Mitigation has been the focal point of climate talks since they began, but the covid-19 crisis may be opening the door for greater attention on resilience and adaptation. Even with COP26 delayed by one year, it is likely that the economic fallout will still be reverberating well into 2021 and will frame priorities for nations. With increasing disasters worldwide – from fires on the West Coast of the US to typhoons in SouthEast Asia - there is a greater understanding that these types of disasters are part of the foreseeable future, no matter how fast we mitigate. The time to adapt and build more resilient infrastructure and systems is now. While countries may be ready to focus on adaptation and resilience within their own borders, it remains to be seen whether this translates into allocating funds for ‘loss and damage’ in emerging or less developed countries. Funding for adaptation and resilience was one of the key areas where countries could not reach agreement at COP25 in Madrid. A growing focus on biodiversity may tip the scales towards agreement at COP26 and greater funding for adaptation and resilience as countries look to preserve natural systems that can help build resilience in coastal and fire and drought prone areas. Next week’s Biodiversity Summit will be the first indication of how closely countries may link up funding to address the triple threats of climate change, biodiversity loss, and the pandemic.
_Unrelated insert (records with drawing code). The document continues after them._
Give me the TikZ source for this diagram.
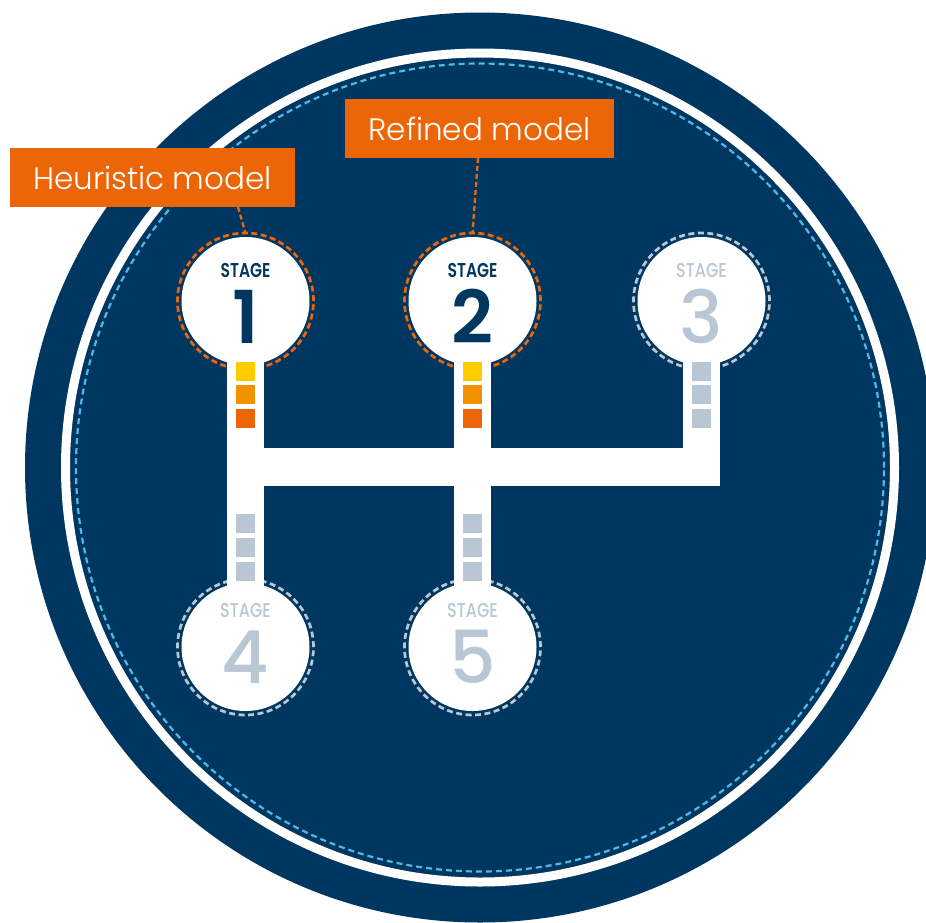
\documentclass[tikz,border=0pt]{standalone}
\usepackage{fontspec}
\setmainfont{Poppins}
\newfontfamily\poplight{Poppins Light}
\newfontfamily\popmed{Poppins Medium}
\newfontfamily\popsemi{Poppins SemiBold}
\usepackage{graphicx}
\definecolor{navy}{RGB}{0,55,96}
\definecolor{skyb}{RGB}{80,185,230}
\definecolor{orng}{RGB}{236,102,8}
\definecolor{orng2}{RGB}{243,146,0}
\definecolor{yel}{RGB}{255,204,0}
\definecolor{gry}{RGB}{184,199,211}
\tikzset{
  ringnode/.style={circle, minimum size=136pt, inner sep=0pt, outer sep=0pt, line width=2.7pt, dash pattern=on 6pt off 3.5pt},
  discnode/.style={circle, minimum size=128pt, inner sep=0pt, outer sep=0pt, fill=white},
  bar/.style={white, line width=37.5pt, line join=miter},
  sq/.style={minimum size=19pt, inner sep=0pt, outer sep=0pt},
  stagelbl/.style={anchor=base, inner sep=0pt, text=gry, font=\popmed\fontsize{20}{20}\selectfont},
  stageact/.style={anchor=base, inner sep=0pt, text=navy, font=\popsemi\fontsize{20}{20}\selectfont},
  numlbl/.style={anchor=base, inner sep=0pt, text=gry, font=\popmed\fontsize{73}{73}\selectfont},
  numact/.style={anchor=base, inner sep=0pt, text=navy, font=\popsemi\fontsize{73}{73}\selectfont},
  labbox/.style={fill=orng, text=white, inner sep=0pt, font=\poplight\fontsize{31}{31}\selectfont},
  conn/.style={orng, line width=2.3pt, dash pattern=on 5pt off 3pt}
}
\begin{document}
\begin{tikzpicture}[x=1pt,y=-1pt]
\useasboundingbox (0,0) rectangle (926,922);
\clip (0,0) rectangle (926,922);
% background discs and rings
\fill[navy] (480,467.5) circle[radius=455pt];
\draw[white, line width=9pt] (480,467.5) circle[radius=414.5pt];
\draw[skyb, line width=2.2pt, dash pattern=on 6pt off 4pt] (480,467.5) circle[radius=404pt];
% dashed rings
\node[ringnode, draw=orng] (r1) at (245.5,301) {};
\node[ringnode, draw=orng] (r2) at (472.5,301) {};
\node[ringnode, draw=gry] (r3) at (701.5,301) {};
\node[ringnode, draw=gry] (r4) at (245.5,647) {};
\node[ringnode, draw=gry] (r5) at (472.5,647) {};
% white discs
\node[discnode] (s1) at (245.5,301) {};
\node[discnode] (s2) at (472.5,301) {};
\node[discnode] (s3) at (701.5,301) {};
\node[discnode] (s4) at (245.5,647) {};
\node[discnode] (s5) at (472.5,647) {};
% gate bars
\coordinate (j1) at (245.5,467);
\coordinate (j3) at (701.5,467);
\draw[bar] (s1.center) -- (s4.center);
\draw[bar] (s2.center) -- (s5.center);
\draw[bar] (s3.center) -- (j3) -- (j1);
% squares
\node[sq, fill=yel]   (q1a) at (245.5,371.5) {};
\node[sq, fill=orng2] (q1b) at (245.5,394.5) {};
\node[sq, fill=orng]  (q1c) at (245.5,418.5) {};
\node[sq, fill=yel]   (q2a) at (472.5,371.5) {};
\node[sq, fill=orng2] (q2b) at (472.5,394.5) {};
\node[sq, fill=orng]  (q2c) at (472.5,418.5) {};
\node[sq, fill=gry] (q3a) at (701.5,371.5) {};
\node[sq, fill=gry] (q3b) at (701.5,394.5) {};
\node[sq, fill=gry] (q3c) at (701.5,418.5) {};
\node[sq, fill=gry] (q4a) at (245.5,523.5) {};
\node[sq, fill=gry] (q4b) at (245.5,547.5) {};
\node[sq, fill=gry] (q4c) at (245.5,571.5) {};
\node[sq, fill=gry] (q5a) at (472.5,523.5) {};
\node[sq, fill=gry] (q5b) at (472.5,547.5) {};
\node[sq, fill=gry] (q5c) at (472.5,571.5) {};
% texts
\node[stageact] (t1) at (245.5,277) {\scalebox{0.78}[1]{STAGE}};
\node[stageact] (t2) at (472.5,277) {\scalebox{0.78}[1]{STAGE}};
\node[stagelbl] (t3) at (701.5,277) {\scalebox{0.8}[1]{STAGE}};
\node[stagelbl] (t4) at (245.5,617) {\scalebox{0.8}[1]{STAGE}};
\node[stagelbl] (t5) at (472.5,617) {\scalebox{0.8}[1]{STAGE}};
\node[numact] (n1) at (245.5,343) {1};
\node[numact] (n2) at (472.5,343) {2};
\node[numlbl] (n3) at (701.5,343) {3};
\node[numlbl] (n4) at (245.5,683) {4};
\node[numlbl] (n5) at (472.5,683) {5};
% labels
\node[labbox, minimum width=285pt, minimum height=59pt] (heur) at (152.5,177.5) {Heuristic model};
\node[labbox, minimum width=269pt, minimum height=59pt] (refi) at (479.5,128.5) {Refined model};
\coordinate (hc) at (238,207);
\coordinate (rc) at (478,158);
\draw[conn] (hc) -- (r1.north);
\draw[conn] (rc) -- (r2.north);
\end{tikzpicture}
\end{document}
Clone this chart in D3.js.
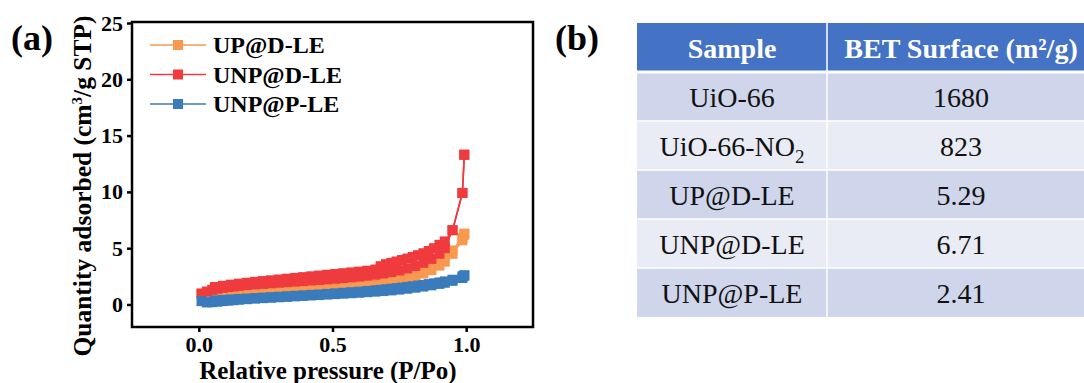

A global carbon market: ready to buy or still on the shelf?
The infamous Article 6 of the Paris Agreement creates the framework for mechanisms that will allow nations and sub-national actors to trade emissions. This has arguably been one of the stickiest areas of the negotiations over the last five years because it has the potential either to significantly reduce emissions by creating a financial incentive, or generate a worldwide scheme for paid greenwashing without actually reducing emissions. With an increasing number of countries and companies making net zero commitments, many of them are banking on using offsets – or traded certificates of emissions reductions – to meet their goals. These offsets can come from abated emissions (like switching from coal to solar), but also reforestation and carbon sequestration. Pressure to find agreement on a system of international carbon trading is increasing each day new countries and corporates commit to net zero. Whether this pressure will be enough to push countries into finding agreement remains to be seen, particularly with holdouts like Australia and Brazil looking unlikely to shift their position. The EU’s threat of a carbon border adjustment to those not making net zero commitments, and establishing a price on carbon, may help to make the difference depending on how it is formulated. China’s ETS coming into operation may also help to provide evidence for how a global system could work in practice.
The US question: instead of in or out, is it who and how?
The US is still scheduled to leave the Paris Agreement in November, one day after the election. If Trump wins, the US will formally leave the Paris Agreement. If Biden wins, he has committed that the US would re-join. The real difference between a Trump or a Biden win is not just whether the US will be formally in or out, but whether US climate action and leadership will be taken at the national level, or by states and the private sector. Trump has rolled back or removed much of the Obama-instituted climate and energy legislation and is set to go further. The question is over the real effects on actual emissions from those rollbacks. California has committed to ending the sale of new gas and diesel cars by 2035. Michigan has set a goal of net zero by 2050, and some of the biggest energy utilities have already set their own net zero targets. With more than 64% of Americans now in favour of climate action – and over half saying that addressing climate change will help the economy post covid-19 - it is more than likely that this will translate into more net zero commitments from both states and corporates across the US over the coming year. With some form of US climate action all but certain, no matter who is in the White House, the question to focus on is what that action will look like and in what form. A key battleground will be the use of carrots versus sticks – incentives versus taxes – and which industries are targeted first.